Photo courtesy JC Lemay
The 22nd International Garden Festival revealed new contemporary gardens and its annual theme. Magic Lies Outside is the annual theme that aims to bring people hope, promote creativity, and add colour to a world overcoming the global pandemic.
Five projects have been selected to be part of the festival: two from Canada and one each from the United States, France, and Sweden. They are added to the current gardens to form an open-air museum, thus offering a route of outdoor installations.
Here are the five new projects selected for the 2021 edition:
Miroirs acoustiques
Emmanuelle Loslier, landscape architect, Camille Zaroubi, landscape architect. Montreal, Quebec
Miroirs acoustiques consist of two parabolic reflectors (recycled aluminum antennas) planted in the ground. Positioned back-to-back, one points to the festival, an anthropogenic environment, and the other points to a forested area and the St.
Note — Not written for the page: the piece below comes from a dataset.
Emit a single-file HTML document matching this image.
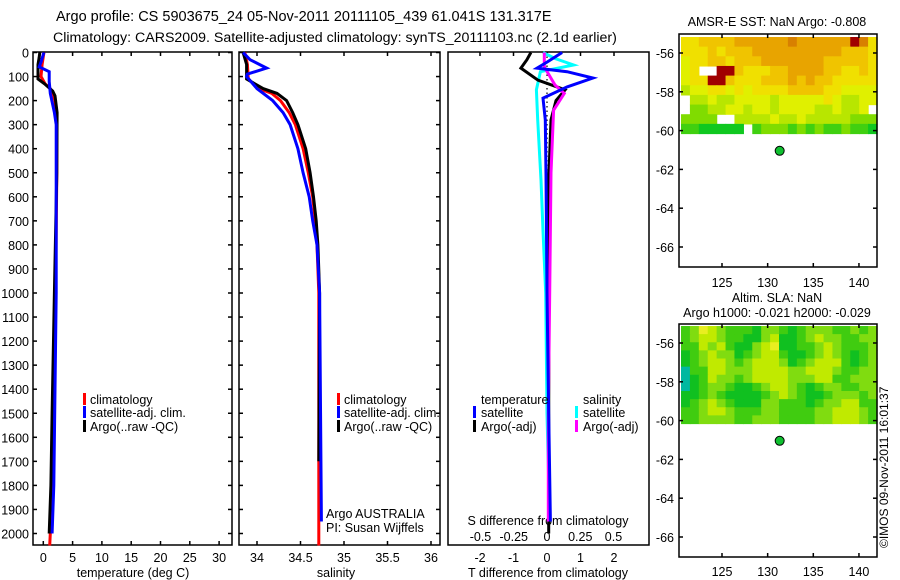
<!DOCTYPE html>
<html><head><meta charset="utf-8">
<style>
html,body{margin:0;padding:0;background:#fff;}
svg{display:block;font-family:"Liberation Sans",sans-serif;}
text{fill:#000;}
</style></head>
<body>
<svg id="fig" width="900" height="580" viewBox="0 0 900 580" xmlns="http://www.w3.org/2000/svg">
<text x="56" y="21" font-size="14.5">Argo profile: CS 5903675_24 05-Nov-2011 20111105_439 61.041S 131.317E</text>
<text x="53" y="42" font-size="14.2">Climatology: CARS2009. Satellite-adjusted climatology: synTS_20111103.nc (2.1d earlier)</text>
</svg>
<script>
// ---- data ----
const depthTicks=[0,100,200,300,400,500,600,700,800,900,1000,1100,1200,1300,1400,1500,1600,1700,1800,1900,2000];
const tempTicks=[0,5,10,15,20,25,30];
const salTicks=[34,34.5,35,35.5,36];
const tdTicks=[-2,-1,0,1,2];
const sdTicks=[-0.5,-0.25,0,0.25,0.5];
const lonTicks=[125,130,135,140];
const latTicks=[-56,-58,-60,-62,-64,-66];

const tClimDepth=[0,50,100,130,150,200,300,500,1000,1500,2000,2050];
const tClimVal=[0.1,-0.2,-0.4,0.3,1.2,2.0,2.3,2.3,2.1,1.6,1.2,1.1];
const tSatDepth=[0,40,60,80,120,170,250,300,600,1000,1400,1800,2000];
const tSatVal=[0.1,-0.4,-0.7,1.0,1.0,1.2,1.9,2.2,2.2,2.2,2.0,1.8,1.5];
const tArgoDepth=[0,20,50,110,130,160,180,250,500,1000,1500,1800,2000];
const tArgoVal=[-0.6,-0.7,-0.9,-0.9,0.2,1.6,2.0,2.35,2.3,1.9,1.5,1.3,1.0];

const sClimDepth=[0,50,110,150,170,200,250,300,400,500,600,700,800,1000,2000,2050];
const sClimVal=[33.86,33.89,33.9,34.02,34.17,34.27,34.37,34.44,34.53,34.59,34.64,34.67,34.69,34.71,34.71,34.71];
const sSatDepth=[0,30,65,90,100,150,200,250,300,400,500,600,700,800,1000,1950];
const sSatVal=[33.84,33.92,34.11,33.89,33.88,34.0,34.18,34.3,34.38,34.47,34.53,34.6,34.64,34.69,34.72,34.74];
const sArgoDepth=[0,50,110,150,170,200,250,300,400,500,600,700,800,1000,1700];
const sArgoVal=[33.84,33.88,33.88,34.07,34.23,34.34,34.41,34.47,34.56,34.61,34.65,34.68,34.7,34.72,34.71];

const dtSatDepth=[0,40,65,80,106,143,190,280,510,1000,1500,1950];
const dtSatVal=[0.45,0.0,-0.3,0.6,1.37,0.6,-0.12,-0.05,-0.03,0.0,0.05,0.1];
const dtArgoDepth=[0,30,65,115,155,200,280,500,1000,1500,2000];
const dtArgoVal=[-0.48,-0.6,-0.78,-0.27,0.54,0.27,0.12,0.06,0.06,0.05,0.05];
const dsSatDepth=[0,25,52,80,155,280,530,740,1000,1500,1950];
const dsSatVal=[-0.03,0.06,0.2,-0.05,-0.08,-0.07,-0.045,-0.03,-0.01,0.0,0.02];
const dsArgoDepth=[0,60,135,170,240,500,1000,1500,1950];
const dsArgoVal=[-0.02,-0.02,0.06,0.13,0.05,0.03,0.02,0.01,0.01];

const sstRows=[
"5566667777778777777985",
"5556566677777777776665",
"4556656667777777666665",
"45--996555667777665565",
"4559965556667676655555",
"3445545455556666554444",
"-334334444344444543344",
"-22334434434444334334",
"2222--3333433433333222",
"1100000-12221212112110"];
const slaRows=[
"2354322213321233322323",
"2344322113411234332233",
"2243421134511223432223",
"1234331234421123432123",
"1234432344431234442123",
"0224433344443344432233",
"0124332344443334422333",
"0123321123443212332233",
"1123211112343211233323",
"1234321113322212334422",
"2234432223322223344432",
"2233332233322223344432"];

// ---- helpers ----
const svg=document.getElementById('fig');
const NS='http://www.w3.org/2000/svg';
function mk(tag,attrs,parent){const e=document.createElementNS(NS,tag);for(const k in attrs)e.setAttribute(k,attrs[k]);(parent||svg).appendChild(e);return e;}
const yD=d=>52.5+d*0.2405;
const xT=v=>43.3+v*5.86;
const xS=v=>257+(v-34)*87;
const xDT=v=>547+v*33.5;
const xDS=v=>547+v*133;
function line(xf,dep,val,color,w,name,dash){
  const pts=dep.map((d,i)=>xf(val[i]).toFixed(1)+','+yD(d).toFixed(1)).join(' ');
  const p=mk('polyline',{points:pts,fill:'none',stroke:color,'stroke-width':w});
  if(dash)p.setAttribute('stroke-dasharray',dash);
  
  
}
function txt(x,y,s,size,anchor,name){
  const t=mk('text',{x:x,y:y,'font-size':size,'text-anchor':anchor||'start'});t.textContent=s;
  
  
  return t;
}
function box(x1,y1,x2,y2,name){
  const r=mk('rect',{x:x1,y:y1,width:x2-x1,height:y2-y1,fill:'none',stroke:'#000','stroke-width':1.5});
  
  
}
function tick(x1,y1,x2,y2){const l=mk('line',{x1:x1,y1:y1,x2:x2,y2:y2,stroke:'#000','stroke-width':1.5});
  
  }
function legBar(x,y,c){const r=mk('rect',{x:x,y:y,width:3,height:12,fill:c});
  
  }

// ---- panel 1: temperature ----
box(33,52,232,545,'temperature-axes');
depthTicks.forEach(d=>{tick(33,yD(d),37,yD(d));tick(228,yD(d),232,yD(d));txt(29,yD(d)+5,String(d),12.5,'end','depth-tick-label');});
tempTicks.forEach(v=>{tick(xT(v),52,xT(v),56);tick(xT(v),541,xT(v),545);txt(xT(v),562,String(v),12.5,'middle','temp-tick-label');});
txt(133,577,'temperature (deg C)',12.5,'middle','temperature-axis-title');
line(xT,tClimDepth,tClimVal,'#f00',3,'temp-climatology-line');
line(xT,tArgoDepth,tArgoVal,'#000',3,'temp-argo-line');
line(xT,tSatDepth,tSatVal,'#00f',3,'temp-satellite-line');
legBar(83,393,'#f00');txt(90,404,'climatology',12.5,'start','legend-climatology');
legBar(83,406,'#00f');txt(90,417,'satellite-adj. clim.',12.5,'start','legend-satellite');
legBar(83,420,'#000');txt(90,431,'Argo(..raw -QC)',12.5,'start','legend-argo');

// ---- panel 2: salinity ----
box(239,52,440,545,'salinity-axes');
depthTicks.forEach(d=>{tick(239,yD(d),243,yD(d));tick(436,yD(d),440,yD(d));});
salTicks.forEach(v=>{tick(xS(v),52,xS(v),56);tick(xS(v),541,xS(v),545);txt(xS(v),562,String(v),12.5,'middle','salinity-tick-label');});
txt(336,577,'salinity',12.5,'middle','salinity-axis-title');
line(xS,sClimDepth,sClimVal,'#f00',3,'sal-climatology-line');
line(xS,sArgoDepth,sArgoVal,'#000',3,'sal-argo-line');
line(xS,sSatDepth,sSatVal,'#00f',3,'sal-satellite-line');
legBar(337,393,'#f00');txt(344,404,'climatology',12.5,'start','legend-climatology');
legBar(337,406,'#00f');txt(344,417,'satellite-adj. clim.',12.5,'start','legend-satellite');
legBar(337,420,'#000');txt(344,431,'Argo(..raw -QC)',12.5,'start','legend-argo');
txt(326,518,'Argo AUSTRALIA',12.5,'start','argo-australia-label');
txt(326,532,'PI: Susan Wijffels',12.5,'start','pi-label');

// ---- panel 3: differences ----
box(448,52,649,545,'difference-axes');
tdTicks.forEach(v=>{tick(xDT(v),52,xDT(v),56);txt(xDT(v),562,String(v),12.5,'middle','tdiff-tick-label');});
sdTicks.forEach(v=>{txt(xDS(v),541,String(v),12.5,'middle','sdiff-tick-label');});
txt(548,577,'T difference from climatology',12.5,'middle','tdiff-axis-title');
txt(548,525,'S difference from climatology',12.5,'middle','sdiff-axis-title');
const zl=mk('line',{x1:547,y1:52,x2:547,y2:300,stroke:'#000','stroke-width':1.2,'stroke-dasharray':'1.5,3'});


line(xDS,dsSatDepth,dsSatVal,'#0ff',3,'sdiff-satellite-line');
line(xDT,dtArgoDepth,dtArgoVal,'#000',3,'tdiff-argo-line');
line(xDS,dsArgoDepth,dsArgoVal,'#f0f',3,'sdiff-argo-line');
line(xDT,dtSatDepth,dtSatVal,'#00f',3,'tdiff-satellite-line');
txt(481,404,'temperature',12.5,'start','legend-temperature-header');
legBar(473,406,'#00f');txt(481,417,'satellite',12.5,'start','legend-t-satellite');
legBar(473,420,'#000');txt(481,431,'Argo(-adj)',12.5,'start','legend-t-argo');
txt(583,404,'salinity',12.5,'start','legend-salinity-header');
legBar(575,406,'#0ff');txt(583,417,'satellite',12.5,'start','legend-s-satellite');
legBar(575,420,'#f0f');txt(583,431,'Argo(-adj)',12.5,'start','legend-s-argo');

// ---- maps ----
const sstCol=['#10c820','#40d010','#80dc00','#b8e600','#e0f000','#f0e000','#f0c400','#e8a400','#d88000','#a00000'];
const slaCol=['#00b8a0','#10c020','#40cc10','#80dc10','#c0ea00','#e8ee20'];
function heat(rows,cols,x0,y0,x1,y1,name){
  const nr=rows.length,nc=22,cw=(x1-x0)/nc,rh=(y1-y0)/nr;
  rows.forEach((r,i)=>{for(let j=0;j<nc;j++){const ch=r[j];if(ch===undefined||ch==='-')continue;
    const c=mk('rect',{x:(x0+j*cw).toFixed(2),y:(y0+i*rh).toFixed(2),width:(cw+0.6).toFixed(2),height:(rh+0.6).toFixed(2),fill:cols[+ch]});
    
    }});
}
function mapPanel(top){
  const yL=v=>top+19+(-56-v)*19.4;
  const xL=v=>722+(v-125)*9.13;
  return {yL,xL};
}
// top map
{
 const m=mapPanel(34);
 heat(sstRows,sstCol,681,37,877,m.yL(-60.15),'sst-cell');
 box(679,34,877,267,'sst-map-axes');
 latTicks.forEach(v=>{tick(679,m.yL(v),683,m.yL(v));tick(873,m.yL(v),877,m.yL(v));txt(674,m.yL(v)+5,String(v),12.5,'end','lat-tick-label');});
 lonTicks.forEach(v=>{tick(m.xL(v),34,m.xL(v),38);tick(m.xL(v),263,m.xL(v),267);txt(m.xL(v),287,String(v),12.5,'middle','lon-tick-label');});
 const d=mk('circle',{cx:m.xL(131.317),cy:m.yL(-61.041),r:4.5,fill:'#10c030',stroke:'#000','stroke-width':1});
 
 
 txt(777,26,'AMSR-E SST: NaN Argo: -0.808',12.5,'middle','sst-map-title');
}
// bottom map
{
 const m=mapPanel(324);
 heat(slaRows,slaCol,681,326,877,m.yL(-60.15),'sla-cell');
 box(679,324,877,557,'sla-map-axes');
 latTicks.forEach(v=>{tick(679,m.yL(v),683,m.yL(v));tick(873,m.yL(v),877,m.yL(v));txt(674,m.yL(v)+5,String(v),12.5,'end','lat-tick-label');});
 lonTicks.forEach(v=>{tick(m.xL(v),324,m.xL(v),328);tick(m.xL(v),553,m.xL(v),557);txt(m.xL(v),576,String(v),12.5,'middle','lon-tick-label');});
 const d=mk('circle',{cx:m.xL(131.317),cy:m.yL(-61.041),r:4.5,fill:'#10c030',stroke:'#000','stroke-width':1});
 
 
 txt(777,302,'Altim. SLA: NaN',12.5,'middle','sla-map-title');
 txt(777,317,'Argo h1000: -0.021 h2000: -0.029',12.5,'middle','sla-map-subtitle');
}
const cp=txt(0,0,'©IMOS 09-Nov-2011 16:01:37',12,'start','copyright-label');
cp.setAttribute('transform','translate(888,548) rotate(-90)');
</script>
</body></html>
Lawrence.
The focal point is marked on the ground showing visitors where to stand. A hole in the centre of the sound mirrors encourages visitors to observe the environment on the other side of the installation, which places them in the optimum position to hear the focused sound waves.
Open Space
legaga (Gabriel Lemelin, Francis Gaignard, Sandrine Gaulin, architectural interns) Quebec City?
In Open Space, the walls of a typical house are opened out to create an open floor plan with endless possibilities. Visitors can walk up and down the walls, dangle their feet through the door, stand and chat around the staircase, or sit on the fireplace.
Choose your Own Adventure
Balmori Associates (Noémie Lafaurie-Debany, Javier Gonzalez-Campana, Simon Escabi, Chris Liao, Cristina Preciado, landscapers and urban planners) New York, NYThe garden challenges the still frame images posted on the web, reminiscent of the 18th-century picturesque. Its lack of fixity and hyper sensorial experiences are heightened through this simple matrix that forms the garden.
Hässja
Emil Bäckström, architect. Stockholm, Sweden
Hässja is an installation based on one of these nearly lost arts of working the soil—hay-drying structures. The three structures, made from the very plants surrounding them, are not only educational, but they are also formed and arranged in a way that enhances their inherited visceral qualities.
Porte-bonheur
David Bonnard, DE-HMONP architect, Laura Giuliani, landscaper, Amélie Viale, visual artist. Lyon, Villefranche sur Saone and Lissieu, France.
The installation invites visitors to throw open the door, cross thresholds, go outside and explore their surroundings. A reawakening through subtle distortion where a door—a daily symbol of lockdown—becomes something virtual and gradually disappears as the visitor wanders through the installation towards a new horizon.